The second take you were setting up the scene ie. the black everywhere, maybe some grunge posters on the walls – not where you would expect Rowen would be living. So well-done by creating the atmosphere. It helped the scene.
Stef – you need to go bigger. What I mean by that is that your delivery is a little flat. Vary your expressions, mannerisms, and how you say your dialogue. Tap into your first crush. What was that like for you? I’d imagine you’d be a little nervous. You LIKE Jeremy. You may not be sure to what extent, but you genuinely like him. And as for characterization – remember Rowen is a PLAIN JANE. She doesn’t have a whole lot of experience with guys. So try to find some moments of getting flustered while alone in your room, with a guy you like.
What I am getting in Stef. You are still holding back.
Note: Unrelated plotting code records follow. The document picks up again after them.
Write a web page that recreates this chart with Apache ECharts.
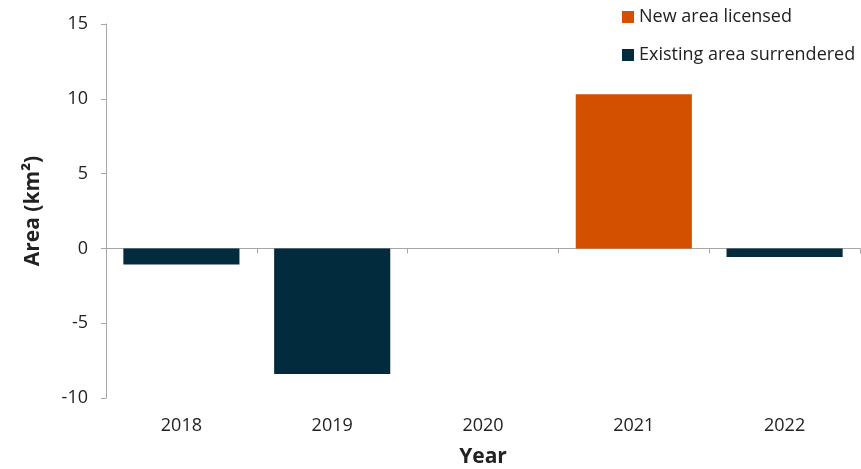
<!DOCTYPE html>
<html>
<head>
<meta charset="utf-8">
<script src="https://cdn.jsdelivr.net/npm/echarts@6/dist/echarts.min.js"></script>
<style>
  html, body { margin: 0; padding: 0; background: #fff; }
  #chart { width: 861px; height: 469px; }
</style>
</head>
<body>
<div id="chart"></div>
<script>
const years = ['2018', '2019', '2020', '2021', '2022']
const newAreaLicensed = [null, null, null, 10.3, null]
const existingAreaSurrendered = [-1.07, -8.4, null, null, -0.58]
const yTicks = [-10, -5, 0, 5, 10, 15]

const chart = echarts.init(document.getElementById('chart'))
const font = '"Open Sans", "Noto Sans", sans-serif'
const axisGrey = '#a6a6a6'

const option = {
  animation: false,
  textStyle: { fontFamily: font },
  legend: {
    orient: 'vertical',
    left: 622,
    top: 8,
    padding: 0,
    itemWidth: 12,
    itemHeight: 12,
    itemGap: 20,
    icon: 'rect',
    textStyle: { fontSize: 18, color: '#222', fontFamily: font },
    data: ['New area licensed', 'Existing area surrendered']
  },
  grid: {
    left: 106,
    right: 1,
    top: 24,
    bottom: 71,
    outerBoundsMode: 'none'
  },
  xAxis: [
    {
      type: 'category',
      data: years,
      axisLine: { onZero: true, lineStyle: { color: axisGrey, width: 1 } },
      axisTick: { show: true, length: 5, lineStyle: { color: axisGrey } },
      axisLabel: { show: false }
    },
    {
      type: 'category',
      data: years,
      position: 'bottom',
      axisLine: { show: false, onZero: false },
      axisTick: { show: false },
      axisLabel: { fontSize: 18, color: '#222', margin: 19, fontFamily: font },
      name: 'Year',
      nameLocation: 'middle',
      nameGap: 49,
      nameTextStyle: { fontSize: 21, fontWeight: 'bold', color: '#222', fontFamily: font }
    }
  ],
  yAxis: {
    type: 'value',
    min: yTicks[0],
    max: yTicks[yTicks.length - 1],
    interval: 5,
    name: 'Area (km²)',
    nameLocation: 'middle',
    nameGap: 62,
    nameTextStyle: { fontSize: 21, fontWeight: 'bold', color: '#222', fontFamily: font },
    axisLine: { show: true, lineStyle: { color: axisGrey } },
    axisTick: { show: true, length: 5, lineStyle: { color: axisGrey } },
    axisLabel: { fontSize: 18, color: '#222', margin: 18, fontFamily: font },
    splitLine: { show: false }
  },
  series: [
    {
      name: 'New area licensed',
      type: 'bar',
      stack: 'area',
      xAxisIndex: 0,
      barCategoryGap: '23%',
      data: newAreaLicensed,
      itemStyle: { color: '#d35000' }
    },
    {
      name: 'Existing area surrendered',
      type: 'bar',
      stack: 'area',
      xAxisIndex: 0,
      barCategoryGap: '23%',
      data: existingAreaSurrendered,
      itemStyle: { color: '#022b3e' }
    }
  ]
}
chart.setOption(option)
</script>
</body>
</html>
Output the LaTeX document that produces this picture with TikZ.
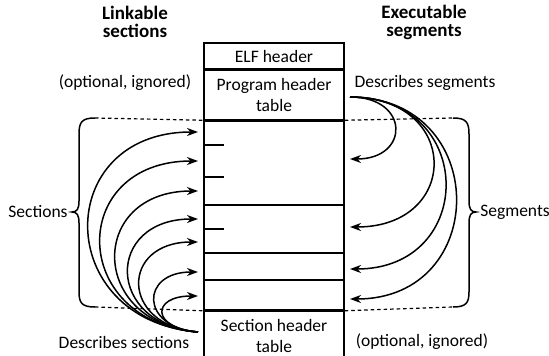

Bring your energy UP, like way up, especially when you’re talking about The Secret. You’re really into it and Jeremy is listening, which makes her more at ease sharing it with him. In general, the pacing needs to pick up. This is comedy – well this scene is more dramedy – but the pacing needs to move a little quicker.
Now Tyler – nice job, nice adjustments. But you too can go further. You really like this girl. You have since you first met her at auditions. Jeremy is a GEM of a guy but he doesn’t get the attention that Grady does. He’s sincere, and sweet and he’s a little nervous too. And that end line of his – about liking brains (which was something she confided in him while drunk at the party the night before) Her Dad nicknamed her “My little Brain.” He can tell it bothers her. Like nobody really sees her. But Jeremy does and he is the ONLY person who has ever made her feel special. This has the makings of a romantic connection, but it’s too early. Still I want to see the sincerity, the humor, the connection, and the safety Rowen feels opening up to him. What I’m missing is that “IT” factor. Try to find the chemistry in the eye-contact. Use the page as little as possible and focus on EACH OTHER!
Make sense? But over all, SWEET, ENDEARING scene!